Saturday, February 11, 2017

Monthly Free Games (Feb 2017)

Best of the month BY FAR.
Sony's policy of "Firstish Tuesday Of The Month" is the main reason for the MFG list to be out on the 11th this month, although hilariously enough, just like last month, I have the same fucking cold that's been going around. Anyway, get Lovers in a Dangerous Spacetime and poke at the rest.


Ninja Senki DX (PS4/Vita)

Your "fake NES game" indie of the month. Nothing exciting at all. Jump platforms shoot enemies die as a result of sloppy ass wall jumping mechanics.

Starwhal (PS4/PS3)

OK, this game is fucking weird. It's a sort of jousting game where you control neon narwhals. The control physics make no sense and are not explained. How damage is dealt and calculated also makes no sense and is also not explained. I have never longed for six or seven "how to play" slides more in my life. I'm not deleting it just because it's so confounding. And is mainly multiplayer.

Not A Hero (PS4)

This is your pixel art action game of the month. It's basically if Elevator Action and John Wick had a baby. It's... OK? I mean, I see what they were going for and I think they were mostly successful at it, but their particular blend of sliding, shooting, and 2-D cover mechanics didn't really sing for me. You may be different, though.

Torquel (PS4/Vita)

This is your pixel art platform puzzler for the month. It's a clever conceit. You're a dude in a cube. You can roll around in the cube. And you can "extend" each of the four cube faces to propel you in the opposite direction theat cube face is pointing, assuming it's pointing at something you can push off of. The problem is, the controller face buttons aren't mapped to a direction, they're mapped to the colors of the sides of the cube that rotates. So in order to succeed, your brain has to track which of the four cube faces is pointing the opposite way you want to go, remember which button that face is mapped to, and press it. While engaging in deadly platforming challenges. Clever, but too much for my old brain.

Little Big Planet 3 (PS4)

Little Big Planet 3 is a lot like Little Big Planet and Little Big Planet 2. It's either a platformer with delusions of grandeur, clogged up with online and create-a-level bullshit and wanky whimsy, OR it's an elaborate development tool you can devote a ton of time to, a Minecraft-esque world-builder you can, with a lot of time and effort, make do amazing things the creators never intended. I want to find these things admirable and appealing, but I don't. Which may well be a failing on my part, but I like my platsorming to be platforming and my game that also makes other games in the hands of fourteen year olds where it belongs.

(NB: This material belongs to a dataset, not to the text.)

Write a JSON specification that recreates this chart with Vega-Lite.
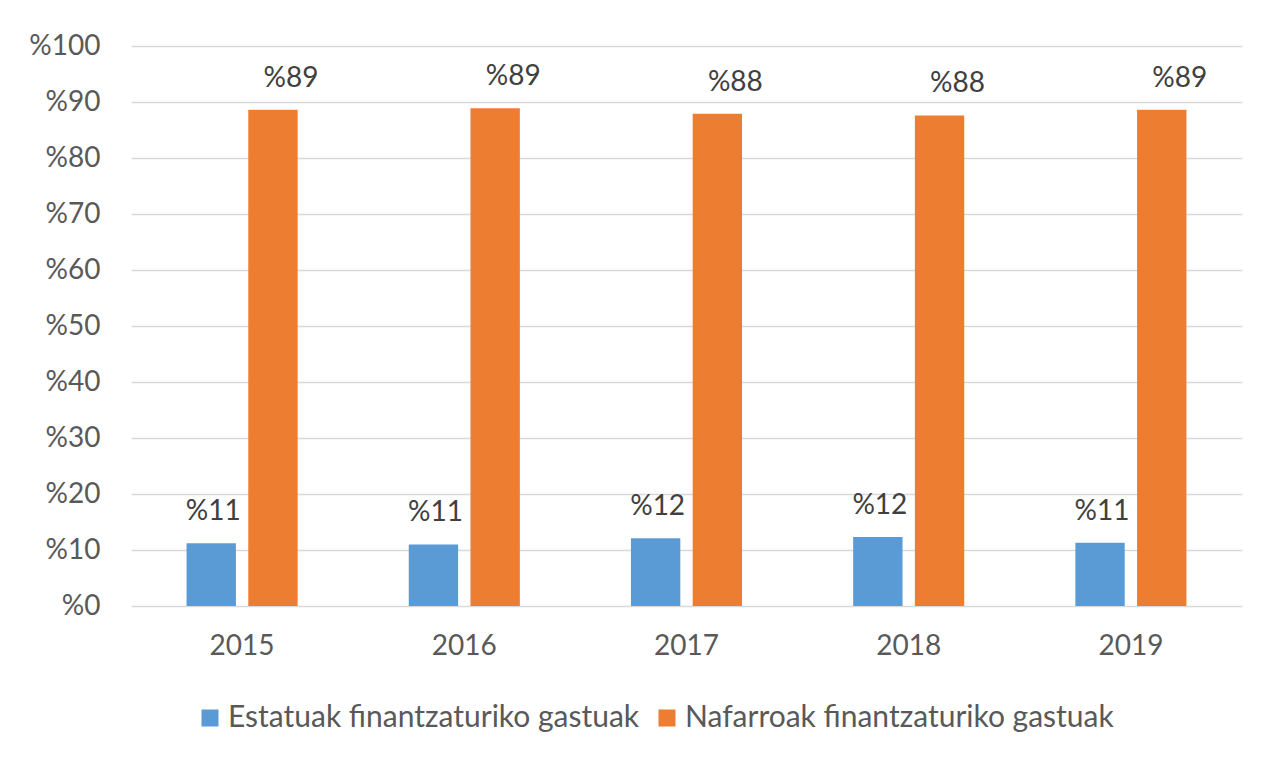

Anna: Extended Edition (PS3)

This is one of those games that just poured out of Japan in the latter days. Slow paced light horror/sppoky mystery starring a young girl.  This one takes the form of a first-person adventure game of the "use X on Y" variety. Collect items, try to use every item on every interactible object, until you can proceed. It's that kind of ugly we all thought was pretty six years ago.

Lovers In A Dangerous Spacetie (XBox One)

Indie games tend to follow a pattern. They take an existing game style, and then graft onto it one or more of the following - a unique art style, a rococo game mechanic, and a story. And EACH of these has the potential to be annoying.

Lovers In A Dangerous Spacetime manages to include a gorgeous art style, a wildly original game mechanic, and a minimal story onto what is essentially a flying Metroidvania and NONOE OF IT IS ANNOYING. Now, it's possible that the mechanic, where you and either a real or AI-ordered companion run around to various stations on a giant spherical ship to make it move and shoot and orient the shield, might fail once I get past the tutorial level, but for now, they seem to be pacing the game appropriately to the somewhat indirect control scheme. And it looks fucking gorgeous.

Killer Instinct Season 2 Ultra Edition (XBox One)

This one expires in four day, and I would recommend grabbing it, because if it weren't compeltely fucking unplayable, it'd be my favorite fighting game of all time. I had the same problem with Season 1 when it was free. See, Killer Instinct is a glorious mess. Character designs so 90's and so ridiculous they pass self-parody into a whole weird area. Shouting announcers, explosions, total ridiculousness. It's just that there's zero gameplay. Half the time you don't even know what your button mashing is doing. About 10% of the time I was convinced the computer had taken over my cyborg dinosaur. But it's worth grabbing for free just to enjoy the insane aesthetic and the free original arcade KI2 that is much the same only 90's ugly.